GIVEN INSTRUCTION —
In the records below, find the line containing "Output the component" and the line containing "import * as". Give again exactly those lines and every line between them, omitting the pictures.

SOURCE MATERIAL —

begin

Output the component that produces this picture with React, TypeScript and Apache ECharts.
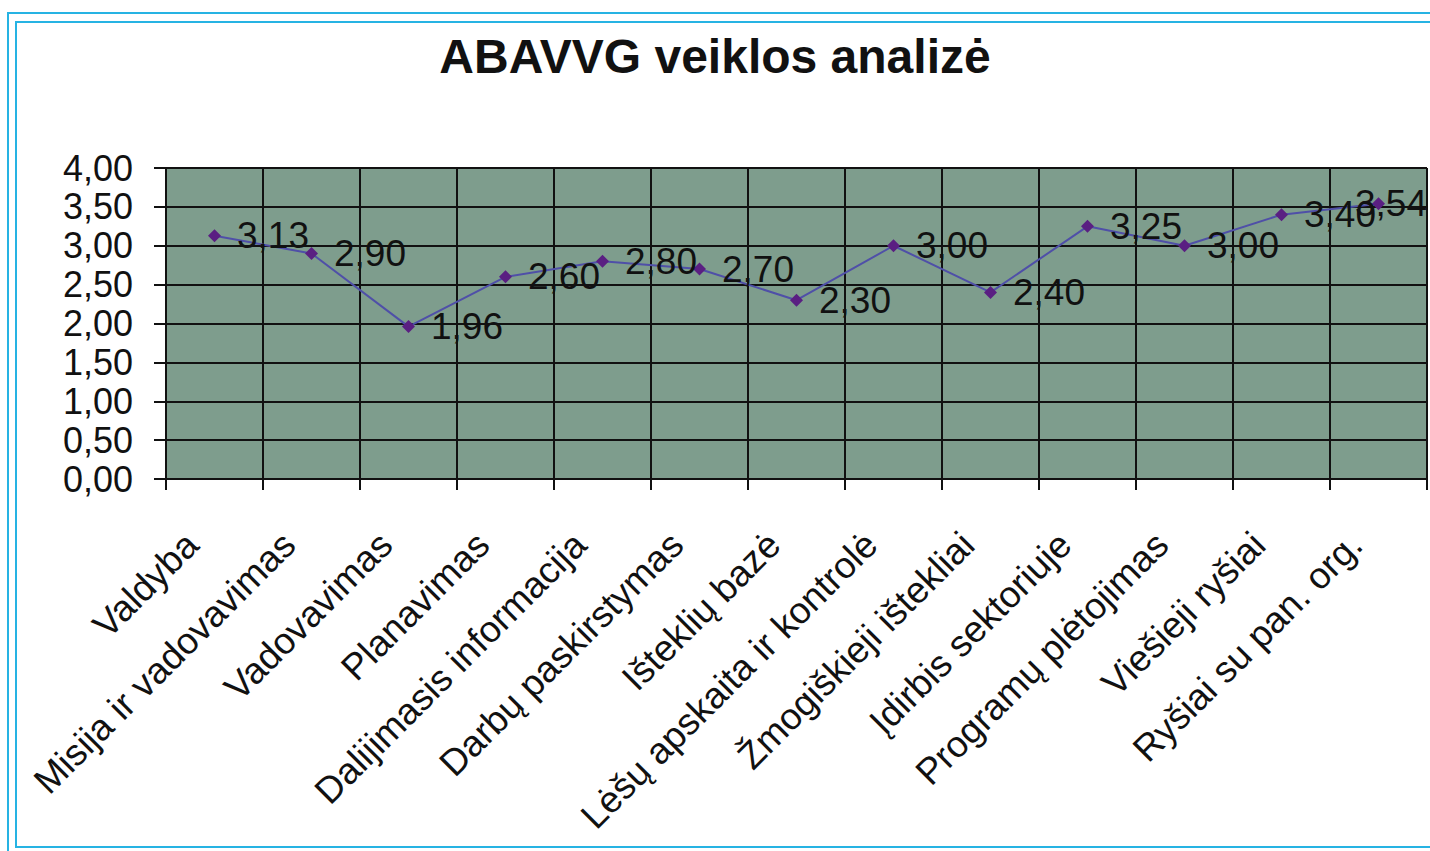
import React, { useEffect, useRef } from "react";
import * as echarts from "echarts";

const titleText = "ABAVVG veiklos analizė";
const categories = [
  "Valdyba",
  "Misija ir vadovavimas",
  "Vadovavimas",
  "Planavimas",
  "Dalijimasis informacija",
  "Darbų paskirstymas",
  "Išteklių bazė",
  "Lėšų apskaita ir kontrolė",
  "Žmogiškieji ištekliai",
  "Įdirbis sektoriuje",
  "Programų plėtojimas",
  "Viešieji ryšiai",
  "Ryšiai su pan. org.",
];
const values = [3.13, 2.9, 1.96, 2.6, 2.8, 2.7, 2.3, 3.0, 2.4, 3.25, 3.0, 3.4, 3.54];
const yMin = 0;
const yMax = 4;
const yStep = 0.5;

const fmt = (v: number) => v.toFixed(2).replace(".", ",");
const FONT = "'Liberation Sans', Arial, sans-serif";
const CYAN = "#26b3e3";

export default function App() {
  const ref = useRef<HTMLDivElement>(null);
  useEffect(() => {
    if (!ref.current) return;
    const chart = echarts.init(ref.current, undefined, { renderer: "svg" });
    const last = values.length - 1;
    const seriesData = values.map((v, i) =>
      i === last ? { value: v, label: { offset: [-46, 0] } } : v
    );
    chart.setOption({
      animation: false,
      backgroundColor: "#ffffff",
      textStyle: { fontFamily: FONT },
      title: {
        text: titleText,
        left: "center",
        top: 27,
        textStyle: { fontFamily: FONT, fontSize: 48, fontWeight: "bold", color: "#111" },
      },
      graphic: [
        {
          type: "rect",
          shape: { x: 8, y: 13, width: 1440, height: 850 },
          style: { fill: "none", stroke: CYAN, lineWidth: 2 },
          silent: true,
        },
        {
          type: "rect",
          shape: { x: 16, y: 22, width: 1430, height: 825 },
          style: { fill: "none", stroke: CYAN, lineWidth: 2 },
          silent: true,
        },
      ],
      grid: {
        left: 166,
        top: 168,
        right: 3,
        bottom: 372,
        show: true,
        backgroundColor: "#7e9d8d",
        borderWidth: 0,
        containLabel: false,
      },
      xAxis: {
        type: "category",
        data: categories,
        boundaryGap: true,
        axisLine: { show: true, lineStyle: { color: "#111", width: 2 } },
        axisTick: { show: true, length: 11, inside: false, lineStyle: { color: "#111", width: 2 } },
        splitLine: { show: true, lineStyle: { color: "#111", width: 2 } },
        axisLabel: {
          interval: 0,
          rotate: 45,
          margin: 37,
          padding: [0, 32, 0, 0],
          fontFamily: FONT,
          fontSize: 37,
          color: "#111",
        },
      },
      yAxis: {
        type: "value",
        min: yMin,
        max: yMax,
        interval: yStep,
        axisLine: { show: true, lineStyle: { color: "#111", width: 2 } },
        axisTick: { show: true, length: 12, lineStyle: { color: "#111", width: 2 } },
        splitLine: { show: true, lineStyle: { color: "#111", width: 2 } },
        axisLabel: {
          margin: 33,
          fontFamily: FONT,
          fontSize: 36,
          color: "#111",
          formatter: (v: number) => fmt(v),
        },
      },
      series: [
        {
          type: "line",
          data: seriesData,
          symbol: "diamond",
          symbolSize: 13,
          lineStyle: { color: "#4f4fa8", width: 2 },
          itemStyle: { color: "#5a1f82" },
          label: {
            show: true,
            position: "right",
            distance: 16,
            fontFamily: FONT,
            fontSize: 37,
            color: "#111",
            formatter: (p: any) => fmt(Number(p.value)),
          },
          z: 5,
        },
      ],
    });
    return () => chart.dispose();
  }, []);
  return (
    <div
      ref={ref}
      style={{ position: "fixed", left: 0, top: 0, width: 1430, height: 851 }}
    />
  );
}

end
begin

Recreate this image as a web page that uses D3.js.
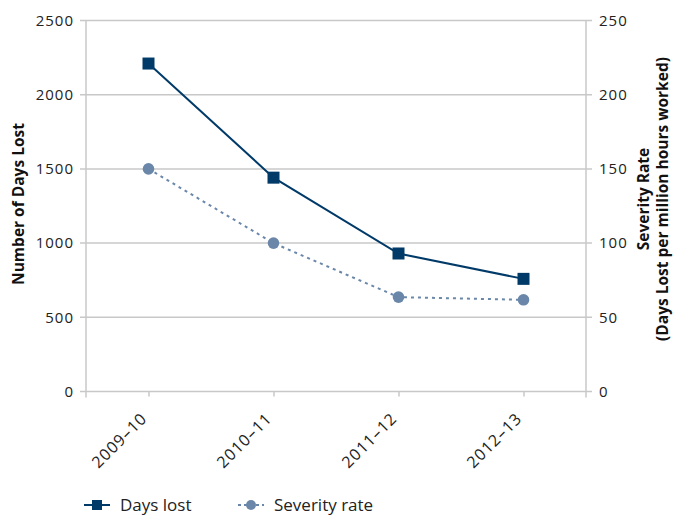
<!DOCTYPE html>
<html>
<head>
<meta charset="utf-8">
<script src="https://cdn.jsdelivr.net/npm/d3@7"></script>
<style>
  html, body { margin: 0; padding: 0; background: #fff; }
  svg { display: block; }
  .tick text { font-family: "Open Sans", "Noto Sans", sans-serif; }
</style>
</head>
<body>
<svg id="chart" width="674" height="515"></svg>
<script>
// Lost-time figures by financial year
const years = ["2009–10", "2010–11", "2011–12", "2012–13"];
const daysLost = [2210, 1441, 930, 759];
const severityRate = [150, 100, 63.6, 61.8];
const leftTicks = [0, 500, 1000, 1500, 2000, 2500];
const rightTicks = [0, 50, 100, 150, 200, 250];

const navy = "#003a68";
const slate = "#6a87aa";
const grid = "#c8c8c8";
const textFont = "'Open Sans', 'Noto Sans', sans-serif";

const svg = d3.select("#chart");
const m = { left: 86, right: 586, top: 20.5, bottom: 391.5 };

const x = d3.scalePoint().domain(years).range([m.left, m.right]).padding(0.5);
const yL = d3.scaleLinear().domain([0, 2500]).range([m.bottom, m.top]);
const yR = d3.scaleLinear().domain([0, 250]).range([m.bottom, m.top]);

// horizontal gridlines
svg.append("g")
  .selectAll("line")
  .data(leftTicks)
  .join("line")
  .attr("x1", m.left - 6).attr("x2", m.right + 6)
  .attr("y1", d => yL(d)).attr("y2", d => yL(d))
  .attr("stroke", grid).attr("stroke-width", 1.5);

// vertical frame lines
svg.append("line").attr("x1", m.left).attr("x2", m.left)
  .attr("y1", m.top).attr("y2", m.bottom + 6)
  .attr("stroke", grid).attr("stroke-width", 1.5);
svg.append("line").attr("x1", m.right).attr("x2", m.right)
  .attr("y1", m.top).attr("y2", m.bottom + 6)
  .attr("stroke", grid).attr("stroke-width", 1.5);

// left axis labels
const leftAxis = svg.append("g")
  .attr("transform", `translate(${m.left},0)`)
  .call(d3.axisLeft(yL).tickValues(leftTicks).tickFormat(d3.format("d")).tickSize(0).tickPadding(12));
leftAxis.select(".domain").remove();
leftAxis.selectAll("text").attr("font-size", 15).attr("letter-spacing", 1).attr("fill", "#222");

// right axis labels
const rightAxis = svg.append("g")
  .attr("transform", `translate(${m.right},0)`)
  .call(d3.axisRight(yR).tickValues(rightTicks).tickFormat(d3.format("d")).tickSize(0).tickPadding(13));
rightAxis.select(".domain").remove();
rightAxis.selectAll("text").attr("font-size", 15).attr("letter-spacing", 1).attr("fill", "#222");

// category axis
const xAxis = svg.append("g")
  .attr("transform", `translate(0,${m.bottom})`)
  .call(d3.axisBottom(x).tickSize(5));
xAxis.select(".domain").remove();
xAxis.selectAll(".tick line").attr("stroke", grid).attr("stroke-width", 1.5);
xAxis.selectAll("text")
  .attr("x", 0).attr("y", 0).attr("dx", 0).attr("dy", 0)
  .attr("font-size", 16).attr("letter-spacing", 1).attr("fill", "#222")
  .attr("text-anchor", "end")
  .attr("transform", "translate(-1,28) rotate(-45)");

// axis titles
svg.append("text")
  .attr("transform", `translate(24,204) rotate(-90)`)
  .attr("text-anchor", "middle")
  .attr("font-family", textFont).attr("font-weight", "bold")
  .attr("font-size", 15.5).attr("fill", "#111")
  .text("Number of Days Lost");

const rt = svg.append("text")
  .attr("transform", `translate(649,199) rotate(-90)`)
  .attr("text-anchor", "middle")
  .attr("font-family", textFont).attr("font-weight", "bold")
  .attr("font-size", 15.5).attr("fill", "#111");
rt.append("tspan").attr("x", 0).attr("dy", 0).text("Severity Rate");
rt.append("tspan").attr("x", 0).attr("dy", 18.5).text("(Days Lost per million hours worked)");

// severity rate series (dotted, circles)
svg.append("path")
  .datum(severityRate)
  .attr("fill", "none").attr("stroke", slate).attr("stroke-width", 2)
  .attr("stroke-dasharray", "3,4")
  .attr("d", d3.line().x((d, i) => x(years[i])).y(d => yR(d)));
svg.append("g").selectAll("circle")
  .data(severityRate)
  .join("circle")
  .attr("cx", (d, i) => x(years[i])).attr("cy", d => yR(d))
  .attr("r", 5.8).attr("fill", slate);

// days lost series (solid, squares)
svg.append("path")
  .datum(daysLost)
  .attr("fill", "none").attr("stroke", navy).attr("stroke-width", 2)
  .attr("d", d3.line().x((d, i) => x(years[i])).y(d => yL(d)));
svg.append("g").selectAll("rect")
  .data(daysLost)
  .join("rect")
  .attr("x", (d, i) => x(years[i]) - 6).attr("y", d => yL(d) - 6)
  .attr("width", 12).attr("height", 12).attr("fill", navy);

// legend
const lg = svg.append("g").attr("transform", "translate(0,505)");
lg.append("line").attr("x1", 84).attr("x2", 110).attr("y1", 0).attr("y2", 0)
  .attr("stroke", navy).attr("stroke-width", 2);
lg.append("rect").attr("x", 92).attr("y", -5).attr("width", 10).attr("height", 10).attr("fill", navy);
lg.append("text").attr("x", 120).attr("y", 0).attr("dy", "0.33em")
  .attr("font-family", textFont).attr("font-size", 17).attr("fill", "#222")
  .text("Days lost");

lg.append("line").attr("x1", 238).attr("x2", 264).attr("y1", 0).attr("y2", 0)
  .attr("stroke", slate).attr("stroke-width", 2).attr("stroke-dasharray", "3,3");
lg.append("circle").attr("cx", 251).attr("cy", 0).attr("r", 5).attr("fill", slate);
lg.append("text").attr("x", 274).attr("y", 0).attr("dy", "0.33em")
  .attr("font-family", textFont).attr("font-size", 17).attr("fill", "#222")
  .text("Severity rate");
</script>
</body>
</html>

end
begin

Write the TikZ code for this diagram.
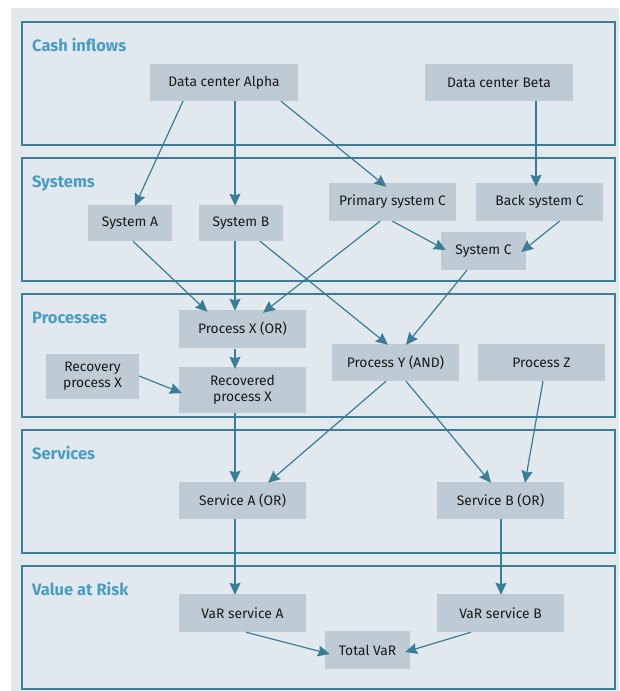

end

COMPLETE ANSWER —
Output the component that produces this picture with React, TypeScript and Apache ECharts.
import React, { useEffect, useRef } from "react";
import * as echarts from "echarts";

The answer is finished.